- [WHAT THIS TASK INVOLVES]
Restate the material word for word and leave out anything that is a picture.

- [EXCERPTED RECORDS]
"""

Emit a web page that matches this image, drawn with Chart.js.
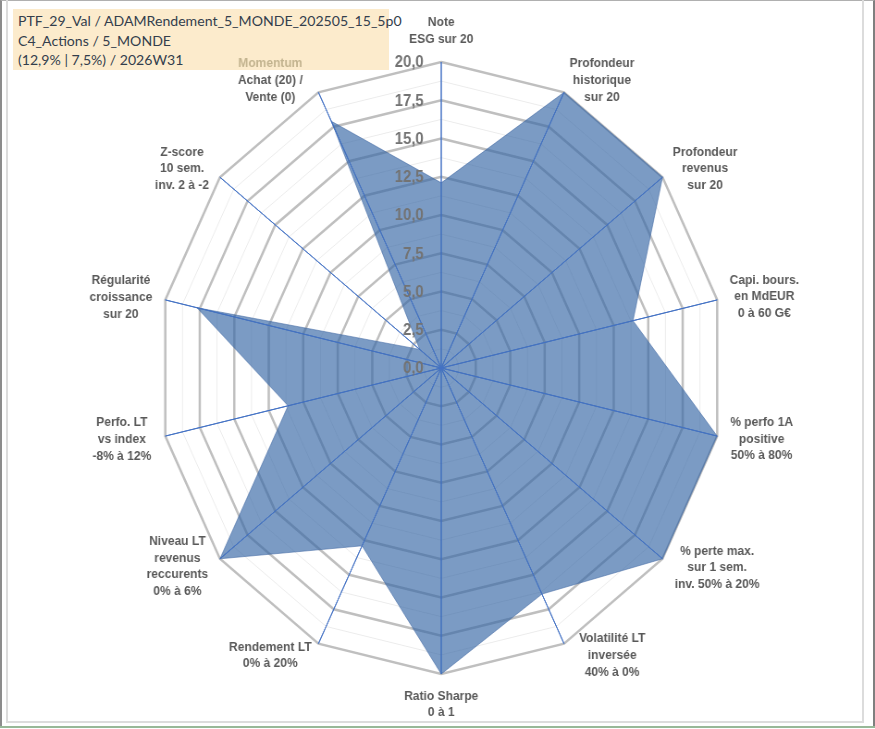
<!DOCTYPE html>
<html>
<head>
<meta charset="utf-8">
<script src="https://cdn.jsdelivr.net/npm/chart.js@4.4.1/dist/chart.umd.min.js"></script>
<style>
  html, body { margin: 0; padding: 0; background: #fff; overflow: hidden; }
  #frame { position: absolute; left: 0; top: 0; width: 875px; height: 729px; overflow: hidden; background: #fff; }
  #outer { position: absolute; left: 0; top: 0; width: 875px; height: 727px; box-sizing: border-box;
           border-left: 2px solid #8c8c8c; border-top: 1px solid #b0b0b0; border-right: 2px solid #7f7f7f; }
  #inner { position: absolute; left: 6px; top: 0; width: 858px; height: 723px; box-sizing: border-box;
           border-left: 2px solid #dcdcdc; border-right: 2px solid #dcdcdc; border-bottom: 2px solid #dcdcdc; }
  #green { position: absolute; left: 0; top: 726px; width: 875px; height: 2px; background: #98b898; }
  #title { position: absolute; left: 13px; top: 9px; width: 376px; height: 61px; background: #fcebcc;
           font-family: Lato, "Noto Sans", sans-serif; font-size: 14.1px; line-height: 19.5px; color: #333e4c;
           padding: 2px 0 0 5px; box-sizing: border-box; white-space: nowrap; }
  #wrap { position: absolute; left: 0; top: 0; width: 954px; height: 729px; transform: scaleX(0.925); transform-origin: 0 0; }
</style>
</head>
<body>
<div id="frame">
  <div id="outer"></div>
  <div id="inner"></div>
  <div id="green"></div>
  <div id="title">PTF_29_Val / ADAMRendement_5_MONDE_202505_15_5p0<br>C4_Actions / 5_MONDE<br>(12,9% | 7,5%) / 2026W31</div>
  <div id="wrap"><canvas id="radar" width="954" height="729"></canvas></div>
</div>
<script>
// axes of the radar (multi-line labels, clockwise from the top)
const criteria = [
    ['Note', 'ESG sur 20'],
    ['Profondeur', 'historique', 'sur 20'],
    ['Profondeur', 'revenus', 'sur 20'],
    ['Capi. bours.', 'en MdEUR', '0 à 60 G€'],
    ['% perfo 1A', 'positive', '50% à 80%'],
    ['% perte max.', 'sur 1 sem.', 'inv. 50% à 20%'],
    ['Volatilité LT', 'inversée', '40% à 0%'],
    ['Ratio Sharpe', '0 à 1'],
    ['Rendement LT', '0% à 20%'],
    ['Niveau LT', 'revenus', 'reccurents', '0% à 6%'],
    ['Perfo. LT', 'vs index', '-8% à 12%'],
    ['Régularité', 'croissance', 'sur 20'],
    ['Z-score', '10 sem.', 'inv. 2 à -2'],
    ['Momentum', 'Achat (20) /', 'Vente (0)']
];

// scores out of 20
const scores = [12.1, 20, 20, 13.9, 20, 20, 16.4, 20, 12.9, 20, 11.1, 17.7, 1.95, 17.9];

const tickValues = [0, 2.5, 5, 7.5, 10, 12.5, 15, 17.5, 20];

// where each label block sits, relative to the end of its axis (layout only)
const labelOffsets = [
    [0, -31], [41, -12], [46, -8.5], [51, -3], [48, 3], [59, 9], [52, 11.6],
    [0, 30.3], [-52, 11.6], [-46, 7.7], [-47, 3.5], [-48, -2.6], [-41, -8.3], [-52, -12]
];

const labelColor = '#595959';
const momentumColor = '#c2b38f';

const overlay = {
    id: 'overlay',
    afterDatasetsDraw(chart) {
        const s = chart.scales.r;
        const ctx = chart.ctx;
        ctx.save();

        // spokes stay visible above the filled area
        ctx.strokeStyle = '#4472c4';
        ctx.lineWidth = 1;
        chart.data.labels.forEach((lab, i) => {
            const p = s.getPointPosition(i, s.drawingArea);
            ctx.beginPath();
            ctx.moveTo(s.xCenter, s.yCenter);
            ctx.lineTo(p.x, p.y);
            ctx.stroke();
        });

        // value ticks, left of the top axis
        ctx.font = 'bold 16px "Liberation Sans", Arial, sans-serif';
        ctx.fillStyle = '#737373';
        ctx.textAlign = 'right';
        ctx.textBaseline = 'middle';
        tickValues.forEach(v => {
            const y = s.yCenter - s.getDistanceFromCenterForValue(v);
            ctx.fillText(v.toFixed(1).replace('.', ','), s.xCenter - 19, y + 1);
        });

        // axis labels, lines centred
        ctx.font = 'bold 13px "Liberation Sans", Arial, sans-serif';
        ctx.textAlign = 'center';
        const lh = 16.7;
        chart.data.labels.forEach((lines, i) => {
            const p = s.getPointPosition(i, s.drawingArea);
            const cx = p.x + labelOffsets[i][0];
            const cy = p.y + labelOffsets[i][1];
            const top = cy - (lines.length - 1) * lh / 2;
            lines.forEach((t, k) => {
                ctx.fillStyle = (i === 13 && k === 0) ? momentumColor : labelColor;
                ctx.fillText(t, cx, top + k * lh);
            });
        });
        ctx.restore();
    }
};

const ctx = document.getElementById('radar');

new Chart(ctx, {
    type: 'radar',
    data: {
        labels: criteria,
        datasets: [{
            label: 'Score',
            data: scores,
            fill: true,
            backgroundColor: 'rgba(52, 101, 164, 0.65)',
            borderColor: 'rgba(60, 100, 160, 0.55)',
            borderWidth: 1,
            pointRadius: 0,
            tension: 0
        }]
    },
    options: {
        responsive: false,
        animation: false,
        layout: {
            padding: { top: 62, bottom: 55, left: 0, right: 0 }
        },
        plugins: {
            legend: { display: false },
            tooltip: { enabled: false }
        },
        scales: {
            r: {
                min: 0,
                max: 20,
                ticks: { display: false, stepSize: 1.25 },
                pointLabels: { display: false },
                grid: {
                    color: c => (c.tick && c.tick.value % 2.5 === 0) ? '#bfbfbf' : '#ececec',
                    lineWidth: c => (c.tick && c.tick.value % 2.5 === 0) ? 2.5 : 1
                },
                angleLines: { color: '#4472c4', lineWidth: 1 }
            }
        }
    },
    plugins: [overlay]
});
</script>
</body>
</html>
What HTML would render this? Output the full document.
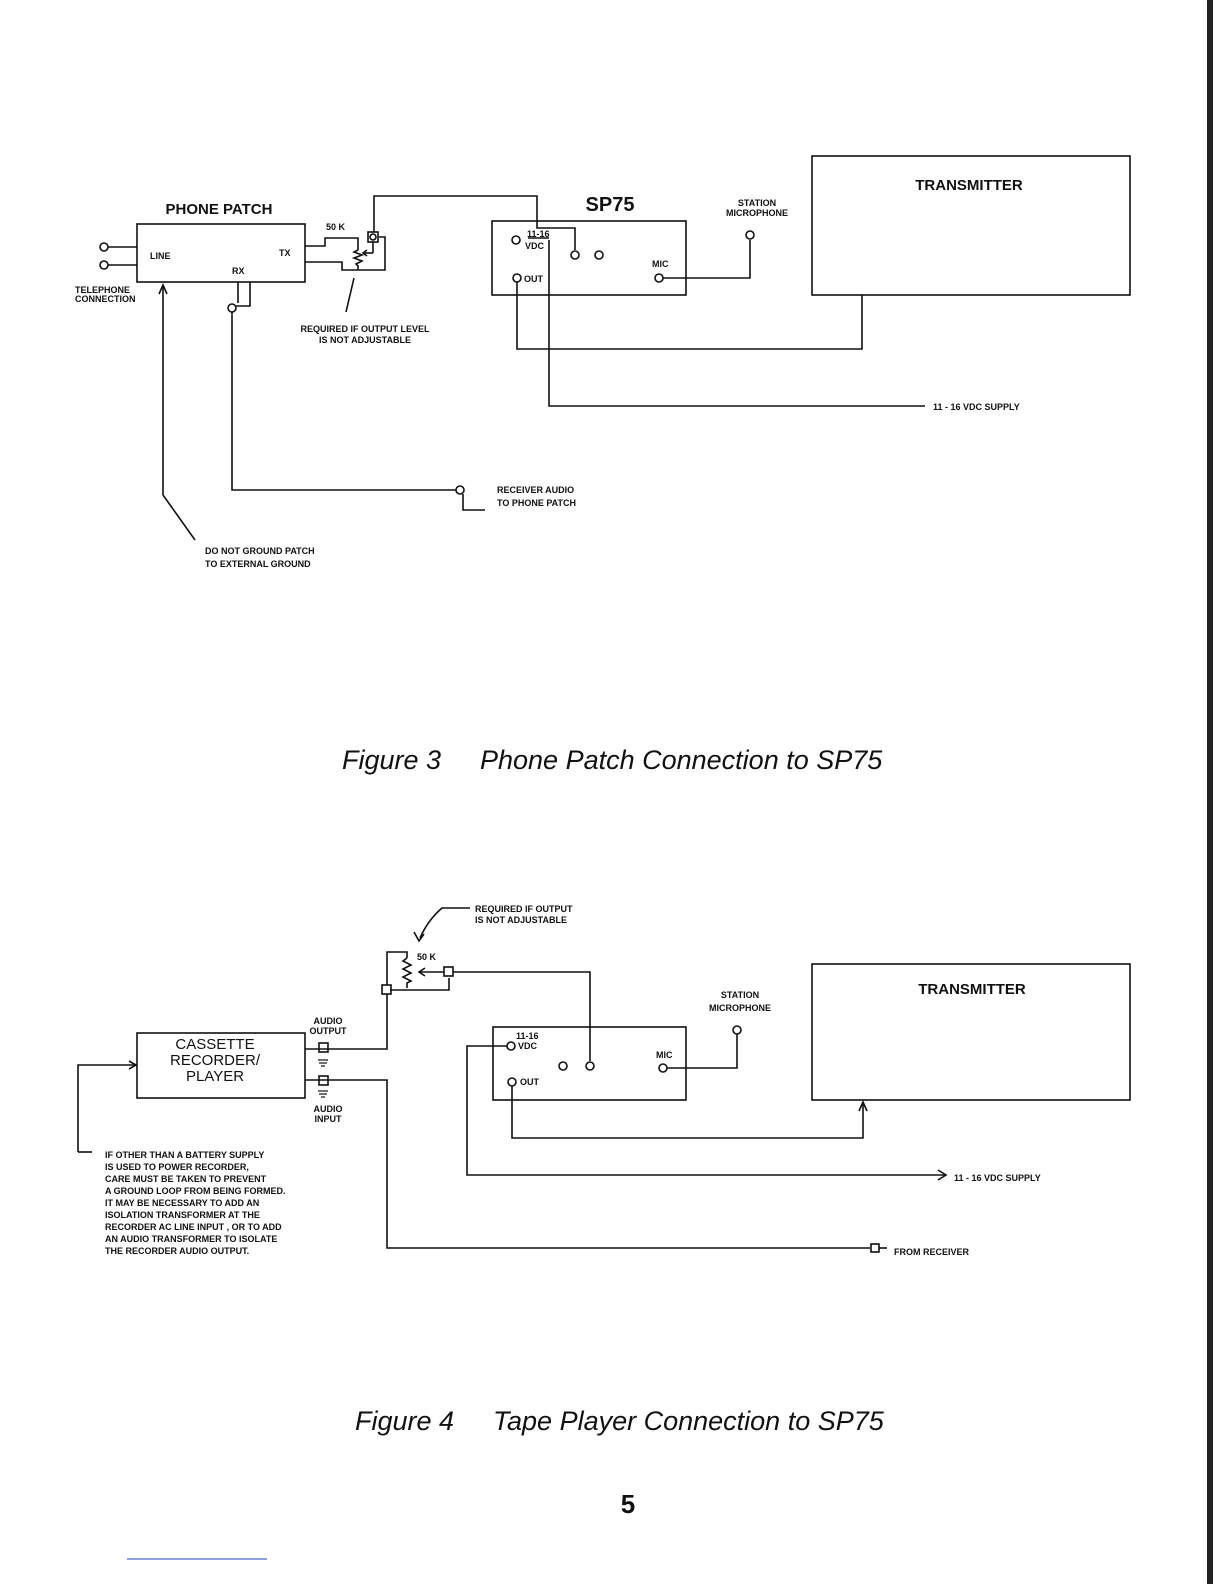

"""

- [OUTPUT FOR THIS EXERCISE]
Emit a web page that matches this image, drawn with Chart.js.
<!DOCTYPE html>
<html>
<head>
<meta charset="utf-8">
<script src="https://cdn.jsdelivr.net/npm/chart.js@4.4.1/dist/chart.umd.min.js"></script>
<style>
  html, body { margin: 0; padding: 0; background: #fff; overflow: hidden; }
  #frame { position: absolute; left: 0; top: 0; width: 875px; height: 729px; overflow: hidden; background: #fff; }
  #outer { position: absolute; left: 0; top: 0; width: 875px; height: 727px; box-sizing: border-box;
           border-left: 2px solid #8c8c8c; border-top: 1px solid #b0b0b0; border-right: 2px solid #7f7f7f; }
  #inner { position: absolute; left: 6px; top: 0; width: 858px; height: 723px; box-sizing: border-box;
           border-left: 2px solid #dcdcdc; border-right: 2px solid #dcdcdc; border-bottom: 2px solid #dcdcdc; }
  #green { position: absolute; left: 0; top: 726px; width: 875px; height: 2px; background: #98b898; }
  #title { position: absolute; left: 13px; top: 9px; width: 376px; height: 61px; background: #fcebcc;
           font-family: Lato, "Noto Sans", sans-serif; font-size: 14.1px; line-height: 19.5px; color: #333e4c;
           padding: 2px 0 0 5px; box-sizing: border-box; white-space: nowrap; }
  #wrap { position: absolute; left: 0; top: 0; width: 954px; height: 729px; transform: scaleX(0.925); transform-origin: 0 0; }
</style>
</head>
<body>
<div id="frame">
  <div id="outer"></div>
  <div id="inner"></div>
  <div id="green"></div>
  <div id="title">PTF_29_Val / ADAMRendement_5_MONDE_202505_15_5p0<br>C4_Actions / 5_MONDE<br>(12,9% | 7,5%) / 2026W31</div>
  <div id="wrap"><canvas id="radar" width="954" height="729"></canvas></div>
</div>
<script>
// axes of the radar (multi-line labels, clockwise from the top)
const criteria = [
    ['Note', 'ESG sur 20'],
    ['Profondeur', 'historique', 'sur 20'],
    ['Profondeur', 'revenus', 'sur 20'],
    ['Capi. bours.', 'en MdEUR', '0 à 60 G€'],
    ['% perfo 1A', 'positive', '50% à 80%'],
    ['% perte max.', 'sur 1 sem.', 'inv. 50% à 20%'],
    ['Volatilité LT', 'inversée', '40% à 0%'],
    ['Ratio Sharpe', '0 à 1'],
    ['Rendement LT', '0% à 20%'],
    ['Niveau LT', 'revenus', 'reccurents', '0% à 6%'],
    ['Perfo. LT', 'vs index', '-8% à 12%'],
    ['Régularité', 'croissance', 'sur 20'],
    ['Z-score', '10 sem.', 'inv. 2 à -2'],
    ['Momentum', 'Achat (20) /', 'Vente (0)']
];

// scores out of 20
const scores = [12.1, 20, 20, 13.9, 20, 20, 16.4, 20, 12.9, 20, 11.1, 17.7, 1.95, 17.9];

const tickValues = [0, 2.5, 5, 7.5, 10, 12.5, 15, 17.5, 20];

// where each label block sits, relative to the end of its axis (layout only)
const labelOffsets = [
    [0, -31], [41, -12], [46, -8.5], [51, -3], [48, 3], [59, 9], [52, 11.6],
    [0, 30.3], [-52, 11.6], [-46, 7.7], [-47, 3.5], [-48, -2.6], [-41, -8.3], [-52, -12]
];

const labelColor = '#595959';
const momentumColor = '#c2b38f';

const overlay = {
    id: 'overlay',
    afterDatasetsDraw(chart) {
        const s = chart.scales.r;
        const ctx = chart.ctx;
        ctx.save();

        // spokes stay visible above the filled area
        ctx.strokeStyle = '#4472c4';
        ctx.lineWidth = 1;
        chart.data.labels.forEach((lab, i) => {
            const p = s.getPointPosition(i, s.drawingArea);
            ctx.beginPath();
            ctx.moveTo(s.xCenter, s.yCenter);
            ctx.lineTo(p.x, p.y);
            ctx.stroke();
        });

        // value ticks, left of the top axis
        ctx.font = 'bold 16px "Liberation Sans", Arial, sans-serif';
        ctx.fillStyle = '#737373';
        ctx.textAlign = 'right';
        ctx.textBaseline = 'middle';
        tickValues.forEach(v => {
            const y = s.yCenter - s.getDistanceFromCenterForValue(v);
            ctx.fillText(v.toFixed(1).replace('.', ','), s.xCenter - 19, y + 1);
        });

        // axis labels, lines centred
        ctx.font = 'bold 13px "Liberation Sans", Arial, sans-serif';
        ctx.textAlign = 'center';
        const lh = 16.7;
        chart.data.labels.forEach((lines, i) => {
            const p = s.getPointPosition(i, s.drawingArea);
            const cx = p.x + labelOffsets[i][0];
            const cy = p.y + labelOffsets[i][1];
            const top = cy - (lines.length - 1) * lh / 2;
            lines.forEach((t, k) => {
                ctx.fillStyle = (i === 13 && k === 0) ? momentumColor : labelColor;
                ctx.fillText(t, cx, top + k * lh);
            });
        });
        ctx.restore();
    }
};

const ctx = document.getElementById('radar');

new Chart(ctx, {
    type: 'radar',
    data: {
        labels: criteria,
        datasets: [{
            label: 'Score',
            data: scores,
            fill: true,
            backgroundColor: 'rgba(52, 101, 164, 0.65)',
            borderColor: 'rgba(60, 100, 160, 0.55)',
            borderWidth: 1,
            pointRadius: 0,
            tension: 0
        }]
    },
    options: {
        responsive: false,
        animation: false,
        layout: {
            padding: { top: 62, bottom: 55, left: 0, right: 0 }
        },
        plugins: {
            legend: { display: false },
            tooltip: { enabled: false }
        },
        scales: {
            r: {
                min: 0,
                max: 20,
                ticks: { display: false, stepSize: 1.25 },
                pointLabels: { display: false },
                grid: {
                    color: c => (c.tick && c.tick.value % 2.5 === 0) ? '#bfbfbf' : '#ececec',
                    lineWidth: c => (c.tick && c.tick.value % 2.5 === 0) ? 2.5 : 1
                },
                angleLines: { color: '#4472c4', lineWidth: 1 }
            }
        }
    },
    plugins: [overlay]
});
</script>
</body>
</html>
What HTML would render this? Output the full document.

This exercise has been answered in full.